Hi @plamb.
I have the same objective as you: classification of multi-page image documents (for example, PDF documents whose pages can be converted to images) by using - at the same time - both the layout and text.
@nielsr of HuggingFace works on Document Image Classification
(see his github) but I did not find in this work a notebook/script that classifies from all the document pages.
- DiT (paper):
- LayoutLM (paper):
- fine-tuning
LayoutLMForSequenceClassification
on the RVL-CDIP dataset
- fine-tuning
- LayoutLMv2 (paper):
About using LayoutLMv2 for one page document classification, there is also the publication of Karndeep Singh that looks similar to the one of @nielsr
- video “Image Document Classification using LayoutLM”

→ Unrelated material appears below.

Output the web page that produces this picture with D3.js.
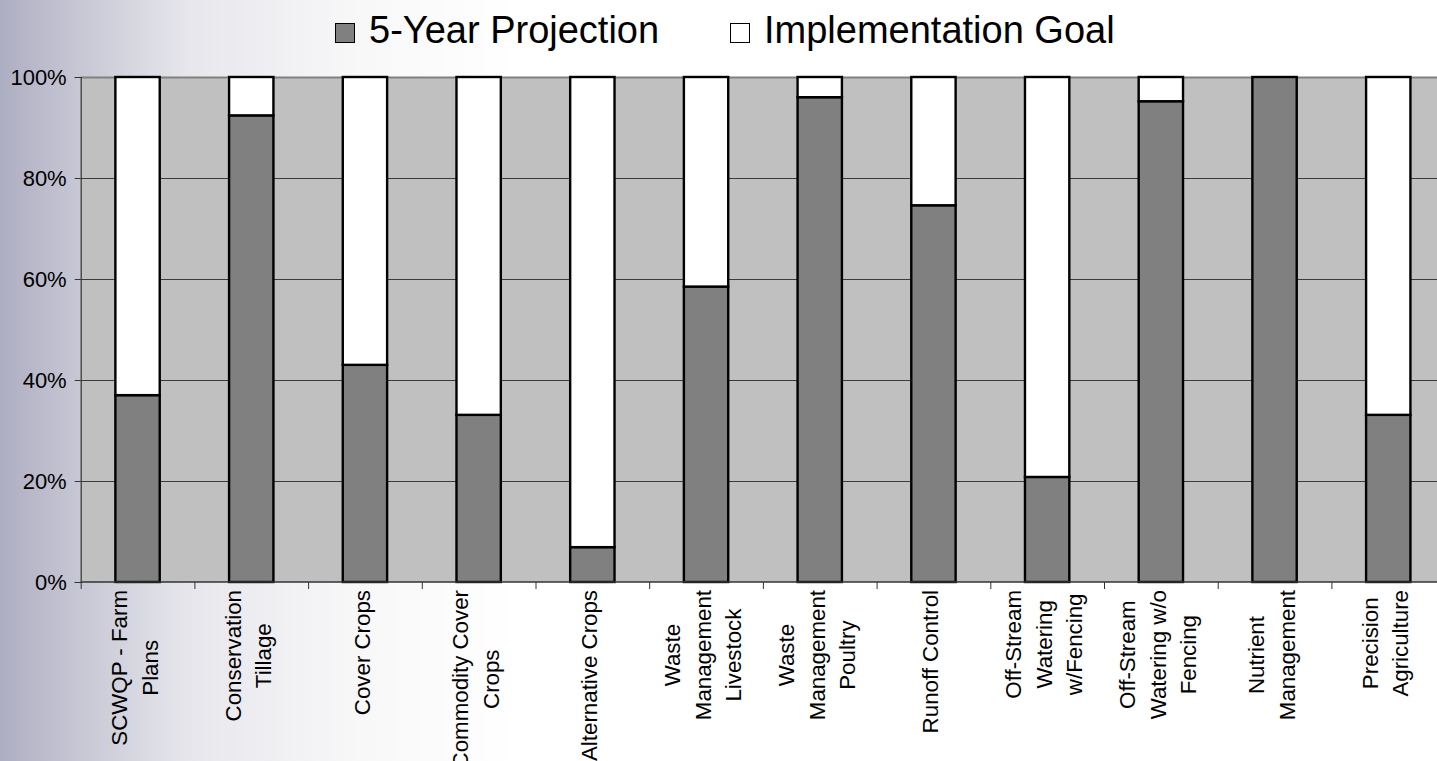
<!DOCTYPE html>
<html>
<head>
<meta charset="utf-8">
<script src="https://cdn.jsdelivr.net/npm/d3@7"></script>
<style>
  html, body { margin: 0; padding: 0; background: #fff; overflow: hidden; }
  text { font-family: "Liberation Sans", Arial, sans-serif; fill: #000; }
</style>
</head>
<body>
<div id="chart"></div>
<script>
// categories and the two stacked series (percent of goal)
const categories = [
  "SCWQP - Farm Plans", "Conservation Tillage", "Cover Crops", "Commodity Cover Crops",
  "Alternative Crops", "Waste Management Livestock", "Waste Management Poultry",
  "Runoff Control", "Off-Stream Watering w/Fencing", "Off-Stream Watering w/o Fencing",
  "Nutrient Management", "Precision Agriculture"
];
// how each label wraps on the axis
const labelLines = [
  ["SCWQP - Farm", "Plans"], ["Conservation", "Tillage"], ["Cover Crops"],
  ["Commodity Cover", "Crops"], ["Alternative Crops"], ["Waste", "Management", "Livestock"],
  ["Waste", "Management", "Poultry"], ["Runoff Control"], ["Off-Stream", "Watering", "w/Fencing"],
  ["Off-Stream", "Watering w/o", "Fencing"], ["Nutrient", "Management"], ["Precision", "Agriculture"]
];
const projection = [37, 92.4, 43, 33.1, 6.9, 58.5, 96, 74.6, 20.8, 95.2, 100, 33.1];
const goal       = [63, 7.6, 57, 66.9, 93.1, 41.5, 4, 25.4, 79.2, 4.8, 0, 66.9];
const seriesNames = ["5-Year Projection", "Implementation Goal"];
const seriesColors = ["#808080", "#ffffff"];
const yTicks = [0, 20, 40, 60, 80, 100];

const width = 1437;
const height = 761;
const marginLeft = 80.7;
const marginTop = 77;
const plotBottom = 582;
const step = 113.7;
const fontStack = "'Liberation Sans', Arial, sans-serif";

const svg = d3.select("#chart").append("svg")
    .attr("width", width)
    .attr("height", height);

// background gradient on the left
const grad = svg.append("defs").append("linearGradient")
    .attr("id", "bg").attr("x1", 0).attr("x2", 1).attr("y1", 0).attr("y2", 0);
grad.append("stop").attr("offset", 0).attr("stop-color", "#aeaec2");
grad.append("stop").attr("offset", 0.06).attr("stop-color", "#c9c9d6");
grad.append("stop").attr("offset", 0.13).attr("stop-color", "#e6e6ec");
grad.append("stop").attr("offset", 0.24).attr("stop-color", "#f7f7f8");
grad.append("stop").attr("offset", 0.36).attr("stop-color", "#ffffff");
svg.append("rect").attr("width", width).attr("height", height).attr("fill", "url(#bg)");

// scales
const x = d3.scaleBand()
    .domain(categories)
    .range([marginLeft, marginLeft + step * categories.length])
    .padding(0);

const y = d3.scaleLinear()
    .domain([0, 100])
    .range([plotBottom, marginTop]);

// plot area
svg.append("rect")
    .attr("x", x.range()[0]).attr("y", y(100))
    .attr("width", x.range()[1] - x.range()[0])
    .attr("height", y(0) - y(100))
    .attr("fill", "#c0c0c0");

// gridlines
svg.append("g")
    .selectAll("line")
    .data(yTicks.filter(d => d > 0))
    .join("line")
    .attr("x1", x.range()[0]).attr("x2", x.range()[1])
    .attr("y1", d => Math.round(y(d)) + 0.5).attr("y2", d => Math.round(y(d)) + 0.5)
    .attr("stroke", d => d === 100 ? "#808080" : "#3c3c3c")
    .attr("stroke-width", d => d === 100 ? 2 : 1);

// stacked bars
const stack = d3.stack().keys([0, 1]).value((d, k) => k === 0 ? d.p : d.g);
const rows = categories.map((c, i) => ({ c, p: projection[i], g: goal[i] }));
const layers = stack(rows);
const barW = x.bandwidth() * 0.39;

svg.append("g")
    .selectAll("g")
    .data(layers)
    .join("g")
    .attr("fill", (d, i) => seriesColors[i])
    .selectAll("rect")
    .data(d => d.filter(s => s[1] - s[0] > 0))
    .join("rect")
    .attr("x", d => x(d.data.c) + (x.bandwidth() - barW) / 2)
    .attr("y", d => y(d[1]))
    .attr("width", barW)
    .attr("height", d => y(d[0]) - y(d[1]))
    .attr("stroke", "#000")
    .attr("stroke-width", 2.4);

// y axis
const yAxis = svg.append("g")
    .attr("transform", `translate(${x.range()[0]},0)`)
    .call(d3.axisLeft(y).tickValues(yTicks).tickFormat(d => d + "%").tickSize(6).tickPadding(8))
    .attr("font-size", null)
    .attr("font-family", null);
yAxis.select(".domain").attr("stroke", "#333").attr("stroke-width", 1.2);
yAxis.selectAll(".tick line").attr("stroke", "#333");
yAxis.selectAll(".tick text")
    .style("font-size", "22px")
    .style("font-family", fontStack)
    .attr("fill", "#000");

// x axis line and boundary ticks
const xAxis = svg.append("g").attr("transform", `translate(0,${plotBottom})`);
xAxis.append("line")
    .attr("x1", x.range()[0]).attr("x2", x.range()[1])
    .attr("stroke", "#333").attr("stroke-width", 1.5);
xAxis.selectAll("line.tk")
    .data(categories)
    .join("line")
    .attr("class", "tk")
    .attr("x1", d => x(d) + 0.5).attr("x2", d => x(d) + 0.5)
    .attr("y1", 0).attr("y2", 7)
    .attr("stroke", "#333");

// category labels, rotated, lines centred against each other
const lineH = 30.5;
const labels = svg.append("g")
    .selectAll("g")
    .data(categories)
    .join("g")
    .attr("transform", d => `translate(${x(d) + x.bandwidth() / 2 - 3},${plotBottom + 8}) rotate(-90)`);

labels.each(function(d, i) {
  const g = d3.select(this);
  const lines = labelLines[i];
  const texts = g.selectAll("text")
      .data(lines)
      .join("text")
      .style("font-size", "22.3px")
      .style("font-family", fontStack)
      .attr("text-anchor", "middle")
      .attr("y", (t, j) => (j - (lines.length - 1) / 2) * lineH)
      .attr("dy", "0.35em")
      .text(t => t);
  const maxW = d3.max(texts.nodes(), n => n.getComputedTextLength());
  texts.attr("x", -maxW / 2);
});

// legend
const legendItems = [
  { name: seriesNames[0], color: seriesColors[0], x: 335 },
  { name: seriesNames[1], color: seriesColors[1], x: 730 }
];
const legend = svg.append("g")
    .selectAll("g")
    .data(legendItems)
    .join("g")
    .attr("transform", d => `translate(${d.x},0)`);
legend.append("rect")
    .attr("x", 0.5).attr("y", 23.5)
    .attr("width", 19).attr("height", 19)
    .attr("fill", d => d.color)
    .attr("stroke", "#000").attr("stroke-width", 1);
legend.append("text")
    .attr("x", 34).attr("y", 43)
    .style("font-size", "38px")
    .style("font-family", fontStack)
    .text(d => d.name);
</script>
</body>
</html>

- notebook: Fine_tuning_LayoutLMv2ForSequenceClassification_on_RVL_CDIP_(using_LayoutLMv2Processor).ipynb
I searched as well in arxiv.org about whole document classification
and I found this paper “Towards a Multi-modal, Multi-task Learning based Pre-training Framework for Document Representation Learning” which was updated in January 2022 (see image below). Unfortunately, I did not find any associated code/notebook.
Back to LayoutLMv2 (or LayoutLMv3 now), how do you think we could use it for a multi-page document classification? @nielsr, have you already worked on thus subject? Thanks.